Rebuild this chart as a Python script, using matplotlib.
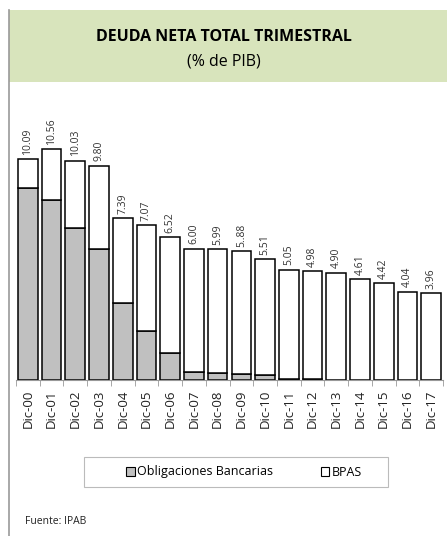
import numpy as np
import matplotlib.pyplot as plt
from matplotlib.patches import Rectangle, Patch
from matplotlib.lines import Line2D

plt.rcParams['font.family'] = ['Open Sans', 'DejaVu Sans']

years = ['Dic-00', 'Dic-01', 'Dic-02', 'Dic-03', 'Dic-04', 'Dic-05', 'Dic-06',
         'Dic-07', 'Dic-08', 'Dic-09', 'Dic-10', 'Dic-11', 'Dic-12', 'Dic-13',
         'Dic-14', 'Dic-15', 'Dic-16', 'Dic-17']
total = [10.09, 10.56, 10.03, 9.80, 7.39, 7.07, 6.52, 6.00, 5.99, 5.88, 5.51,
         5.05, 4.98, 4.90, 4.61, 4.42, 4.04, 3.96]
total_labels = ['10.09', '10.56', '10.03', '9.80', '7.39', '7.07', '6.52', '6.00',
                '5.99', '5..88', '5.51', '5.05', '4.98', '4.90', '4.61', '4.42',
                '4.04', '3.96']
obligaciones = [8.77, 8.22, 6.94, 5.97, 3.52, 2.24, 1.23, 0.38, 0.33, 0.26, 0.23,
                0.05, 0.03, 0.0, 0.0, 0.0, 0.0, 0.0]
bpas = [t - o for t, o in zip(total, obligaciones)]

W, H = 447, 536
fig = plt.figure(figsize=(W / 100, H / 100), dpi=100)

# title band
fig.patches.append(Rectangle((9 / W, 1 - 82 / H), 1 - 9 / W, 72 / H,
                             transform=fig.transFigure, facecolor='#D8E4BC',
                             edgecolor='none'))
fig.lines.append(Line2D([9 / W, 9 / W], [0, 1 - 10 / H], transform=fig.transFigure,
                        color='#999999', lw=1.2))
fig.text(0.5, 1 - 37 / H, 'DEUDA NETA TOTAL TRIMESTRAL', ha='center', va='center',
         fontsize=11.5, fontweight='bold', color='black')
fig.text(0.5, 1 - 61 / H, '(% de PIB)', ha='center', va='center',
         fontsize=11.5, color='black')

ax = fig.add_axes([16 / W, 1 - 380 / H, 427 / W, 280 / H])
x = np.arange(len(years))
w = 0.83
ax.bar(x, obligaciones, w, color='#C0C0C0', edgecolor='black', lw=1.1)
ax.bar(x, bpas, w, bottom=obligaciones, color='white', edgecolor='black', lw=1.1)

for xi, t, lab in zip(x, total, total_labels):
    ax.text(xi, t + 0.2, lab, rotation=90, ha='center', va='bottom',
            fontsize=7.5, color='#333333')

ax.set_xlim(-0.5, len(years) - 0.5)
ax.set_ylim(0, 12.8)
for s in ['top', 'right', 'left']:
    ax.spines[s].set_visible(False)
ax.spines['bottom'].set_color('#999999')
ax.set_yticks([])
ax.set_xticks(x)
ax.set_xticklabels(years, rotation=90, fontsize=9.5, color='#222222')
ax.tick_params(axis='x', which='major', length=0, pad=7)
ax.set_xticks(np.arange(-0.5, len(years), 1), minor=True)
ax.tick_params(axis='x', which='minor', length=4, color='#999999')

# legend
fig.patches.append(Rectangle((84 / W, 1 - 487 / H), 304 / W, 30 / H,
                             transform=fig.transFigure, facecolor='white',
                             edgecolor='#BBBBBB', lw=0.8))
handles = [Patch(facecolor='#C0C0C0', edgecolor='black', lw=0.8),
           Patch(facecolor='white', edgecolor='black', lw=0.8)]
fig.legend(handles, ['Obligaciones Bancarias', 'BPAS'], loc='center',
           bbox_to_anchor=(244 / W, 1 - 472 / H), ncol=2, frameon=False,
           fontsize=9, handlelength=0.7, handleheight=0.7, handletextpad=0.2,
           columnspacing=3.8)

fig.text(25 / W, 1 - 521 / H, 'Fuente: IPAB', ha='left', va='center', fontsize=7.5,
         color='#222222')

fig.savefig('out.png', dpi=100)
==================================================
▶ [Given request]: Take the lines from the start of the material to the line with "color='white', edgecolor='black', lw=1.1)", both included, and transcribe them exactly without the pictures.

▶ [Result]:
Rebuild this chart as a Python script, using matplotlib.
import numpy as np
import matplotlib.pyplot as plt
from matplotlib.patches import Rectangle, Patch
from matplotlib.lines import Line2D

plt.rcParams['font.family'] = ['Open Sans', 'DejaVu Sans']

years = ['Dic-00', 'Dic-01', 'Dic-02', 'Dic-03', 'Dic-04', 'Dic-05', 'Dic-06',
         'Dic-07', 'Dic-08', 'Dic-09', 'Dic-10', 'Dic-11', 'Dic-12', 'Dic-13',
         'Dic-14', 'Dic-15', 'Dic-16', 'Dic-17']
total = [10.09, 10.56, 10.03, 9.80, 7.39, 7.07, 6.52, 6.00, 5.99, 5.88, 5.51,
         5.05, 4.98, 4.90, 4.61, 4.42, 4.04, 3.96]
total_labels = ['10.09', '10.56', '10.03', '9.80', '7.39', '7.07', '6.52', '6.00',
                '5.99', '5..88', '5.51', '5.05', '4.98', '4.90', '4.61', '4.42',
                '4.04', '3.96']
obligaciones = [8.77, 8.22, 6.94, 5.97, 3.52, 2.24, 1.23, 0.38, 0.33, 0.26, 0.23,
                0.05, 0.03, 0.0, 0.0, 0.0, 0.0, 0.0]
bpas = [t - o for t, o in zip(total, obligaciones)]

W, H = 447, 536
fig = plt.figure(figsize=(W / 100, H / 100), dpi=100)

# title band
fig.patches.append(Rectangle((9 / W, 1 - 82 / H), 1 - 9 / W, 72 / H,
                             transform=fig.transFigure, facecolor='#D8E4BC',
                             edgecolor='none'))
fig.lines.append(Line2D([9 / W, 9 / W], [0, 1 - 10 / H], transform=fig.transFigure,
                        color='#999999', lw=1.2))
fig.text(0.5, 1 - 37 / H, 'DEUDA NETA TOTAL TRIMESTRAL', ha='center', va='center',
         fontsize=11.5, fontweight='bold', color='black')
fig.text(0.5, 1 - 61 / H, '(% de PIB)', ha='center', va='center',
         fontsize=11.5, color='black')

ax = fig.add_axes([16 / W, 1 - 380 / H, 427 / W, 280 / H])
x = np.arange(len(years))
w = 0.83
ax.bar(x, obligaciones, w, color='#C0C0C0', edgecolor='black', lw=1.1)
ax.bar(x, bpas, w, bottom=obligaciones, color='white', edgecolor='black', lw=1.1)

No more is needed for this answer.